Criminal law—Habeas corpus—Theft from mail and possession—Conviction and sentence—Whether writ available.

The applicant was tried in the Supreme Court of British Columbia before a judge and a jury on two counts of theft from the mail and two counts of possession. He was convicted on the four counts and was sentenced to the penitentiary. He applied to this Court for a writ of habeas corpus.

Held: The application should be dismissed.

The applicant was confined pursuant to convictions made and sentences imposed by a Court of competent criminal jurisdiction. The certificate of conviction was valid on its face. In these circumstances no relief could be afforded by way of habeas corpus. Goldhar v. The Queen, [1960] S.C.R. 431, applied.

Application for a writ of habeas corpus referred to the Court by Spence J. Application refused.

No one appearing for the applicant.

W. G. Burke-Robertson, Q.C., contra.

[Page 65]

The judgment of the Court was delivered by

CARTWRIGHT J.:—This is an application for a writ of habeas corpus ad subjiciendum, originally made before Spence J. and referred by him to the Court pursuant to Rule 72. The application is made in writing and the applicant did not appear and was not represented by counsel.

It appears from the certificate of sentence that the applicant was tried in the Supreme Court of British Columbia before Hutcheson J. and a jury on the following counts:

(1) Theft of money from mail.

(2) Theft of watch from mail.

(3) Possession of money stolen from mail.

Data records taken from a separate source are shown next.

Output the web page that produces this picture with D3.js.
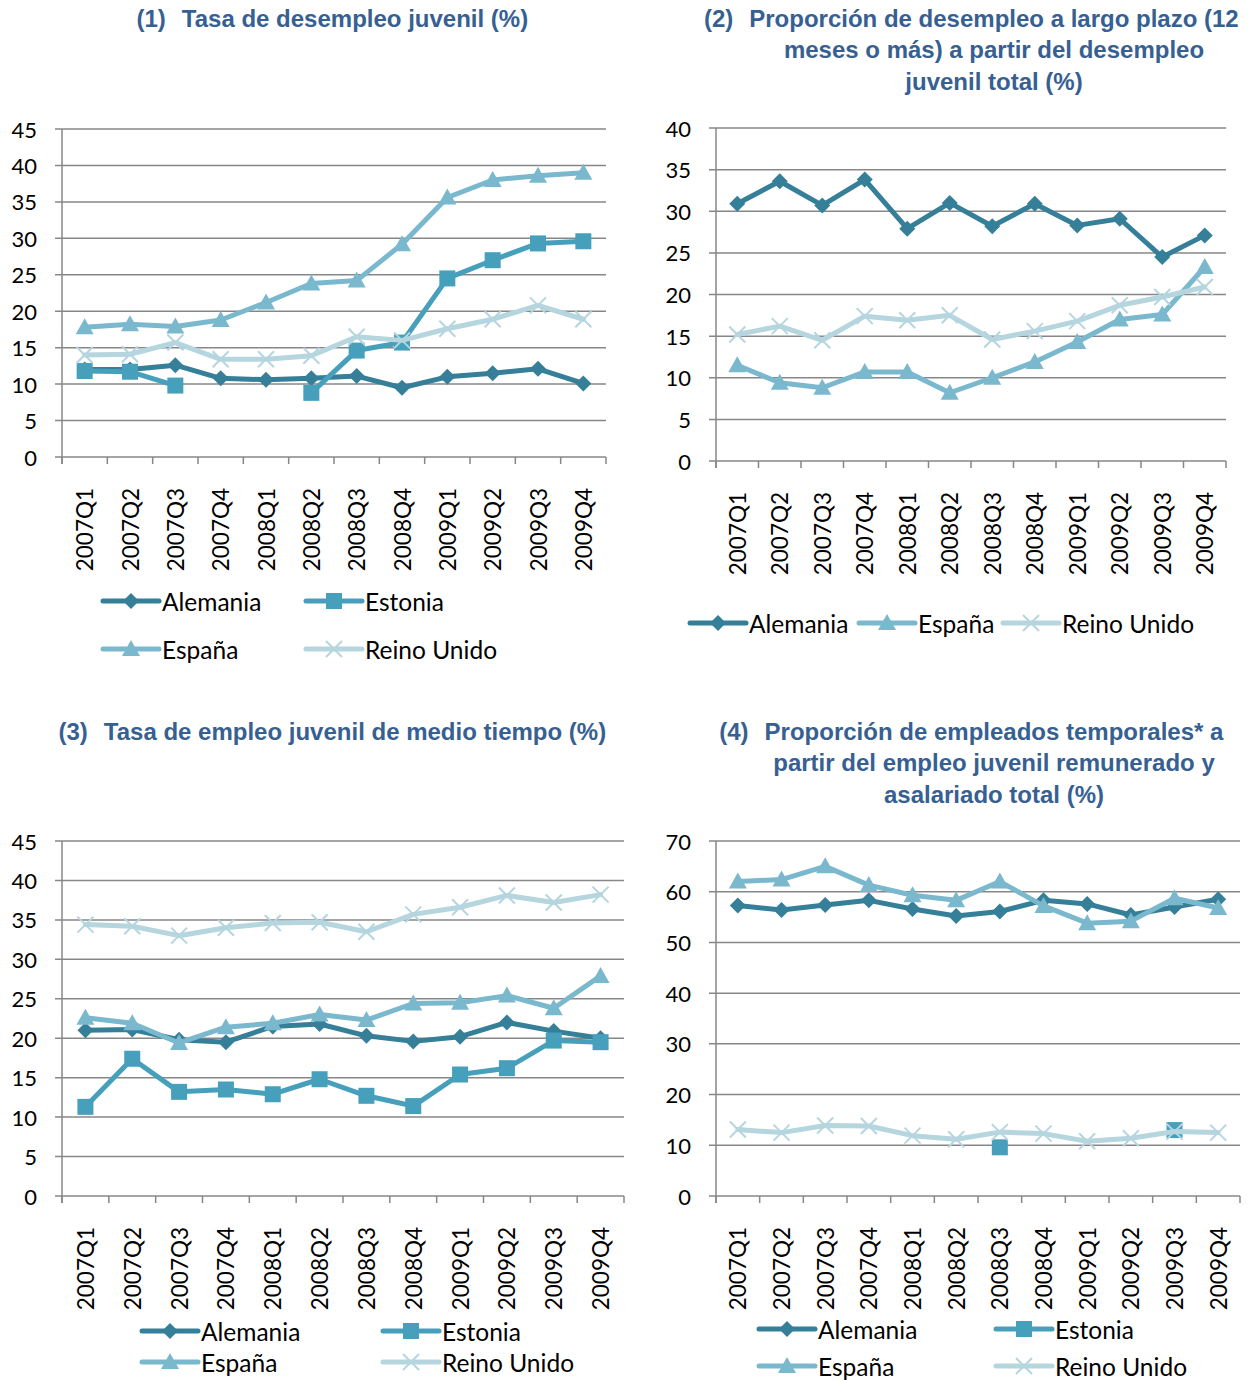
<!DOCTYPE html>
<html>
<head>
<meta charset="utf-8">
<script src="https://cdn.jsdelivr.net/npm/d3@7"></script>
<style>
  body { margin: 0; background: #fff; }
  svg { display: block; }
</style>
</head>
<body>
<div id="chart"></div>
<script>
// quarters on the x axis
var quarters = ['2007Q1','2007Q2','2007Q3','2007Q4','2008Q1','2008Q2','2008Q3','2008Q4','2009Q1','2009Q2','2009Q3','2009Q4']
var countries = ['Alemania', 'Estonia', 'España', 'Reino Unido']

// (1) Tasa de desempleo juvenil
var c1Alemania = [12.0, 12.0, 12.6, 10.8, 10.6, 10.8, 11.1, 9.5, 11.0, 11.5, 12.1, 10.1]
var c1Estonia  = [11.8, 11.7, 9.8, null, null, 8.8, 14.6, 15.7, 24.5, 27.0, 29.3, 29.6]
var c1Espana   = [17.8, 18.2, 17.9, 18.8, 21.2, 23.8, 24.2, 29.2, 35.6, 38.0, 38.6, 39.0]
var c1Reino    = [14.0, 14.1, 15.7, 13.4, 13.4, 13.9, 16.5, 16.0, 17.6, 18.9, 20.8, 18.9]

// (2) Proporción de desempleo a largo plazo
var c2Alemania = [30.9, 33.6, 30.7, 33.8, 27.9, 31.0, 28.2, 30.9, 28.3, 29.1, 24.5, 27.1]
var c2Espana   = [11.5, 9.4, 8.8, 10.7, 10.7, 8.2, 10.0, 11.9, 14.3, 17.0, 17.6, 23.3]
var c2Reino    = [15.2, 16.2, 14.5, 17.4, 16.9, 17.5, 14.6, 15.6, 16.8, 18.7, 19.7, 20.9]

// (3) Tasa de empleo juvenil de medio tiempo
var c3Alemania = [21.0, 21.1, 19.8, 19.5, 21.5, 21.8, 20.3, 19.6, 20.2, 22.0, 20.9, 20.0]
var c3Estonia  = [11.3, 17.4, 13.2, 13.5, 12.9, 14.8, 12.7, 11.4, 15.4, 16.2, 19.7, 19.5]
var c3Espana   = [22.6, 21.9, 19.4, 21.4, 21.9, 23.0, 22.3, 24.4, 24.5, 25.4, 23.8, 27.9]
var c3Reino    = [34.4, 34.2, 33.0, 34.0, 34.6, 34.7, 33.5, 35.7, 36.6, 38.1, 37.2, 38.2]

// (4) Proporción de empleados temporales
var c4Alemania = [57.3, 56.4, 57.4, 58.3, 56.6, 55.2, 56.1, 58.3, 57.6, 55.4, 57.0, 58.5]
var c4Estonia  = [null, null, null, null, null, null, 9.6, null, null, null, 13.0, null]
var c4Espana   = [62.0, 62.4, 65.0, 61.3, 59.3, 58.3, 62.0, 57.2, 53.8, 54.2, 58.7, 56.8]
var c4Reino    = [13.1, 12.5, 13.9, 13.8, 11.9, 11.2, 12.6, 12.3, 10.8, 11.4, 12.7, 12.5]

var yTicks1 = [0, 5, 10, 15, 20, 25, 30, 35, 40, 45]
var yTicks2 = [0, 5, 10, 15, 20, 25, 30, 35, 40]
var yTicks4 = [0, 10, 20, 30, 40, 50, 60, 70]

var colors = {
    'Alemania': '#357f98',
    'Estonia': '#46a0bb',
    'España': '#7ab8ce',
    'Reino Unido': '#b5d5df'
}
var shapes = {
    'Alemania': 'diamond',
    'Estonia': 'square',
    'España': 'triangle',
    'Reino Unido': 'cross'
}

var charts = [
    {
        num: '(1)', title: ['Tasa de desempleo juvenil (%)'], tx: 355, ty: 18,
        x0: 62, x1: 606, y0: 129, y1: 457, max: 45, ticks: yTicks1,
        series: [['Alemania', c1Alemania], ['Estonia', c1Estonia], ['España', c1Espana], ['Reino Unido', c1Reino]],
        legend: [[103, 601, 'Alemania'], [306, 601, 'Estonia'], [103, 649, 'España'], [306, 649, 'Reino Unido']]
    },
    {
        num: '(2)', title: ['Proporción de desempleo a largo plazo (12', 'meses o más) a partir del desempleo', 'juvenil total (%)'], tx: 994, ty: 18,
        x0: 716, x1: 1226, y0: 128, y1: 461, max: 40, ticks: yTicks2,
        series: [['Alemania', c2Alemania], ['España', c2Espana], ['Reino Unido', c2Reino]],
        legend: [[690, 623, 'Alemania'], [859, 623, 'España'], [1003, 623, 'Reino Unido']]
    },
    {
        num: '(3)', title: ['Tasa de empleo juvenil de medio tiempo (%)'], tx: 355, ty: 731,
        x0: 62, x1: 624, y0: 841, y1: 1196, max: 45, ticks: yTicks1,
        series: [['Alemania', c3Alemania], ['Estonia', c3Estonia], ['España', c3Espana], ['Reino Unido', c3Reino]],
        legend: [[142, 1331, 'Alemania'], [383, 1331, 'Estonia'], [142, 1362, 'España'], [383, 1362, 'Reino Unido']]
    },
    {
        num: '(4)', title: ['Proporción de empleados temporales* a', 'partir del empleo juvenil remunerado y', 'asalariado total (%)'], tx: 994, ty: 731,
        x0: 716, x1: 1240, y0: 841, y1: 1196, max: 70, ticks: yTicks4,
        series: [['Alemania', c4Alemania], ['Estonia', c4Estonia], ['España', c4Espana], ['Reino Unido', c4Reino]],
        legend: [[759, 1329, 'Alemania'], [996, 1329, 'Estonia'], [759, 1366, 'España'], [996, 1366, 'Reino Unido']]
    }
]

var svg = d3.select('#chart').append('svg')
    .attr('width', 1250)
    .attr('height', 1380)

var font = 'Lato, "Open Sans", sans-serif'
var titleFont = '"Liberation Sans", Arial, sans-serif'

function marker(g, name, x, y) {
    var c = colors[name]
    var s = shapes[name]
    if (s == 'diamond') {
        g.append('path').attr('d', `M${x},${y-8}L${x+8},${y}L${x},${y+8}L${x-8},${y}Z`).attr('fill', c)
    } else if (s == 'square') {
        g.append('rect').attr('x', x-8).attr('y', y-8).attr('width', 16).attr('height', 16).attr('fill', c)
    } else if (s == 'triangle') {
        g.append('path').attr('d', `M${x},${y-9}L${x+9},${y+7}L${x-9},${y+7}Z`).attr('fill', c)
    } else {
        g.append('path').attr('d', `M${x-8},${y-8}L${x+8},${y+8}M${x-8},${y+8}L${x+8},${y-8}`)
            .attr('stroke', c).attr('stroke-width', 2).attr('fill', 'none')
    }
}

charts.forEach(ch => {
    var g = svg.append('g')

    var x = d3.scaleBand().domain(quarters).range([ch.x0, ch.x1])
    var y = d3.scaleLinear().domain([0, ch.max]).range([ch.y1, ch.y0])

    // gridlines + y ticks
    g.selectAll('.grid').data(ch.ticks).enter().append('line')
        .attr('x1', ch.x0 - 7).attr('x2', ch.x1)
        .attr('y1', d => y(d)).attr('y2', d => y(d))
        .attr('stroke', '#878787').attr('stroke-width', 1.5)

    g.selectAll('.ylab').data(ch.ticks).enter().append('text')
        .attr('x', ch.x0 - 25).attr('y', d => y(d))
        .attr('text-anchor', 'end').attr('dominant-baseline', 'central')
        .style('font-family', font).style('font-size', '22px').attr('fill', '#000')
        .text(d => d)

    // axes
    g.append('line').attr('x1', ch.x0).attr('x2', ch.x0).attr('y1', ch.y0).attr('y2', ch.y1 + 7)
        .attr('stroke', '#878787').attr('stroke-width', 1.5)
    var bounds = quarters.map(q => x(q)).concat([ch.x1])
    g.selectAll('.xtick').data(bounds).enter().append('line')
        .attr('x1', d => d).attr('x2', d => d).attr('y1', ch.y1).attr('y2', ch.y1 + 7)
        .attr('stroke', '#878787').attr('stroke-width', 1.5)

    g.selectAll('.xlab').data(quarters).enter().append('text')
        .attr('transform', d => `translate(${x(d) + x.bandwidth() / 2},${ch.y1 + 31}) rotate(-90)`)
        .attr('text-anchor', 'end').attr('dominant-baseline', 'central')
        .style('font-family', font).style('font-size', '22.5px').attr('fill', '#000')
        .text(d => d)

    // series
    var line = d3.line()
        .defined(d => d != null)
        .x((d, i) => x(quarters[i]) + x.bandwidth() / 2)
        .y(d => y(d))

    ch.series.forEach(s => {
        var name = s[0], vals = s[1]
        var sg = g.append('g')
        sg.append('path').attr('d', line(vals))
            .attr('fill', 'none').attr('stroke', colors[name]).attr('stroke-width', 5)
            .attr('stroke-linejoin', 'round').attr('stroke-linecap', 'round')
        vals.forEach((v, i) => {
            if (v != null) marker(sg, name, x(quarters[i]) + x.bandwidth() / 2, y(v))
        })
    })

    // legend
    ch.legend.forEach(l => {
        var lg = g.append('g')
        lg.append('line').attr('x1', l[0]).attr('x2', l[0] + 56).attr('y1', l[1]).attr('y2', l[1])
            .attr('stroke', colors[l[2]]).attr('stroke-width', 5).attr('stroke-linecap', 'round')
        marker(lg, l[2], l[0] + 28, l[1])
        lg.append('text').attr('x', l[0] + 59).attr('y', l[1])
            .attr('dominant-baseline', 'central')
            .style('font-family', font).style('font-size', '24.5px').attr('fill', '#000')
            .text(l[2])
    })

    // title
    var tg = g.append('g')
    var first = null
    ch.title.forEach((t, i) => {
        var tt = tg.append('text').attr('x', ch.tx).attr('y', ch.ty + i * 31.5)
            .attr('text-anchor', 'middle').attr('dominant-baseline', 'central')
            .style('font-family', titleFont).style('font-weight', 'bold')
            .style('font-size', '24px').attr('fill', '#376092')
            .text(t)
        if (i == 0) first = tt
    })
    var w = first.node().getComputedTextLength()
    tg.append('text').attr('x', ch.tx - w / 2 - 16).attr('y', ch.ty)
        .attr('text-anchor', 'end').attr('dominant-baseline', 'central')
        .style('font-family', titleFont).style('font-weight', 'bold')
        .style('font-size', '24px').attr('fill', '#376092')
        .text(ch.num)
})
</script>
</body>
</html>
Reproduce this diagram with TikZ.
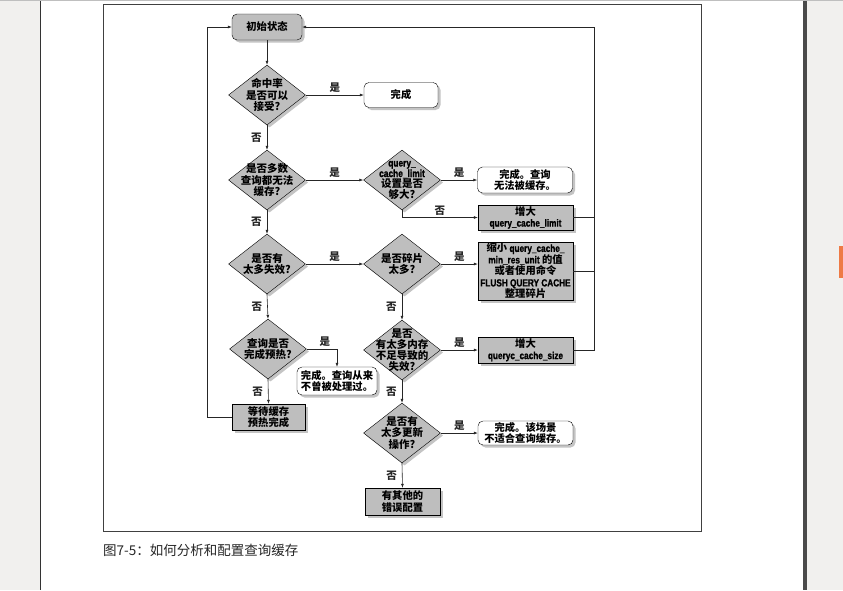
\documentclass[tikz,border=0pt]{standalone}
\usepackage{fontspec}
\setmainfont{Noto Sans CJK SC}
\newfontfamily\narrowfont{Liberation Sans}[FakeStretch=0.8, FakeBold=1.2]
\newcommand\latn[1]{{\narrowfont #1}}
\usetikzlibrary{positioning, shapes.geometric, shadows, arrows.meta}
\definecolor{boxgray}{HTML}{BEBEBE}
\definecolor{shadowgray}{HTML}{8A8A8A}
\definecolor{bandgray}{HTML}{F1F0EE}
\definecolor{banddark}{HTML}{4A4A4A}
\definecolor{tabmark}{HTML}{EE7A45}
\tikzset{
    block/.style={
        draw, fill=boxgray,
        minimum width = 95pt,
        minimum height = 25pt,
        inner sep = 1pt,
        align = center,
        font = \fontsize{10.3}{11.5}\selectfont\bfseries,
        drop shadow = {shadow xshift=2.5pt, shadow yshift=-2.5pt, fill=shadowgray}
    },
    done/.style = {block, fill=white, rounded corners=5pt},
    decision/.style = {
        draw, diamond, fill=boxgray,
        minimum width = 77pt,
        minimum height = 60pt,
        inner sep = 0pt,
        drop shadow = {shadow xshift=2.5pt, shadow yshift=-2.5pt, fill=shadowgray}
    },
    dtext/.style = {align = center, inner sep = 0pt, font = \fontsize{10.5}{11.5}\selectfont\bfseries},
    lbl/.style = {inner sep = 2pt, font = \fontsize{10.5}{12}\selectfont\bfseries},
    flow/.style = {-{Latex[length=4pt, width=3pt]}, line width=0.6pt, black!85}
}
\begin{document}
\begin{tikzpicture}[x=1pt, y=-1pt]
\useasboundingbox (0,0) rectangle (843,590);

% page and viewer bands
\fill[bandgray] (0,0) rectangle (40,590);
\fill[white] (40,0) rectangle (803,590);
\fill[banddark] (803,0) rectangle (807,590);
\fill[bandgray] (807,0) rectangle (843,590);
\fill[tabmark] (839,246) rectangle (843,278);
\draw[black!80, line width=0.8pt] (40.5,0) -- (40.5,590);
\draw[black!25, line width=1pt] (0,0.5) -- (843,0.5);

% frame
\draw[black!75, line width=0.8pt] (103,4) rectangle (701,531);

% Start
\node[block, rounded corners=5pt, minimum width=70pt, minimum height=26pt] (start) at (267,27) {初始状态};

% Left column
\node[decision] (hit) at (267,95) {};
\node[dtext] at (hit) {命中率\\是否可以\\接受?};
\node[done, minimum width=74pt] (done1) at (401,95) {完成};

\node[decision] (nocache) at (267,180) {};
\node[dtext] at (nocache) {是否多数\\查询都无法\\缓存?};

\node[decision] (inval) at (267,264) {};
\node[dtext] at (inval) {是否有\\太多失效?};

\node[decision] (warm) at (268,349) {};
\node[dtext] at (warm) {查询是否\\完成预热?};
\node[done, minimum width=80pt, minimum height=28pt] (done3) at (337,381) {完成。查询从来\\不曾被处理过。};
\node[block, minimum width=73pt, minimum height=26pt] (wait) at (268.5,417) {等待缓存\\预热完成};

% Middle column
\node[decision] (limit) at (402,180) {};
\node[dtext, font=\fontsize{10.5}{10.5}\selectfont\bfseries] at (limit) {\latn{query\_}\\\latn{cache\_limit}\\设置是否\\够大?};

\node[decision] (frag) at (402,264) {};
\node[dtext] at (frag) {是否碎片\\太多?};

\node[decision] (lowmem) at (402,350) {};
\node[dtext, font=\fontsize{10.5}{11}\selectfont\bfseries] at (lowmem) {是否\\有太多内存\\不足导致的\\失效?};

\node[decision] (update) at (402,433) {};
\node[dtext] at (update) {是否有\\太多更新\\操作?};
\node[block, minimum width=75pt, minimum height=27pt] (other) at (402.5,501.5) {有其他的\\错误配置};

% Right column
\node[done, minimum height=26pt] (done2) at (525,180) {完成。查询\\无法被缓存。};
\node[block] (inclimit) at (525.5,217.5) {增大\\\latn{query\_cache\_limit}};
\node[block, minimum height=58pt] (shrink) at (525.5,271) {缩小 \latn{query\_cache\_}\\\latn{min\_res\_unit} 的值\\或者使用命令\\\latn{FLUSH QUERY CACHE}\\整理碎片};
\node[block, minimum height=26pt] (incsize) at (525.5,350) {增大\\\latn{queryc\_cache\_size}};
\node[done, minimum height=24pt] (done4) at (525.5,433) {完成。该场景\\不适合查询缓存。};

% Lines
\draw[flow] (start) -- (hit);
\draw[flow] (hit.east) -- (done1.west) node[lbl, midway, above] {是};
\draw[flow] (hit.south) -- (nocache.north) node[lbl, midway, left=3pt] {否};
\draw[flow] (nocache.east) -- (limit.west) node[lbl, midway, above] {是};
\draw[flow] (nocache.south) -- (inval.north) node[lbl, midway, left=3pt] {否};
\draw[flow] (limit.east) -- (done2.west) node[lbl, midway, above] {是};
\draw[flow] (limit.south) |- (inclimit.west) node[lbl, pos=0.75, above] {否};
\draw[flow] (inval.east) -- (frag.west) node[lbl, midway, above] {是};
\draw[flow] (inval.south) -- (warm.north) node[lbl, midway, left=3pt] {否};
\draw[flow] (frag.east) -- (frag.east -| shrink.west) node[lbl, midway, above] {是};
\draw[flow] (frag.south) -- (lowmem.north) node[lbl, midway, left=3pt] {否};
\draw[flow] (warm.east) -| (done3.north) node[lbl, pos=0.3, above] {是};
\draw[flow] (warm.south) -- (wait.north) node[lbl, midway, left=3pt] {否};
\draw[flow] (lowmem.east) -- (incsize.west) node[lbl, midway, above] {是};
\draw[flow] (lowmem.south) -- (update.north) node[lbl, midway, left=3pt] {否};
\draw[flow] (update.east) -- (done4.west) node[lbl, midway, above] {是};
\draw[flow] (update.south) -- (other.north) node[lbl, midway, left=3pt] {否};

% Loops back to start
\draw[flow] (wait.west) -- ++(-25,0) |- (start.west);
\draw[line width=0.6pt, black!85] (inclimit.east) -- ++(21,0);
\draw[line width=0.6pt, black!85] (shrink.east) -- ++(21,0);
\draw[flow] (incsize.east) -- ++(21,0) |- (start.east);

% Caption
\node[anchor=west, inner sep=0pt, font=\fontsize{13.5}{15}\selectfont, text=black!85] (caption) at (103,550) {图7-5：如何分析和配置查询缓存};

\end{tikzpicture}
\end{document}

(4) Possession of watch stolen from mail.

that he was convicted on all four counts and, on February 1, 1963, was sentenced on each of counts (1) and (2) to four years imprisonment in the penitentiary and on each of counts (3) and (4) to two years imprisonment in the penitentiary, the four sentences to run concurrently.

It appears therefore that the applicant is confined pursuant to convictions made and sentences imposed by a Court of competent criminal jurisdiction. The certificate of conviction is valid on its face. The reasons for judgment delivered in this Court in Goldhar v. The Queen[1] and the authorities therein discussed, make it clear that in these circumstances no relief can be afforded to the applicant by way of habeas corpus.

It follows that the application for a writ of habeas corpus should be dismissed and I would so order.

Application dismissed.



[1] [1960] S.C.R. 431, 33 C.R. 71, 126 C.C.C. 337, 25 D.L.R. (2d) 401.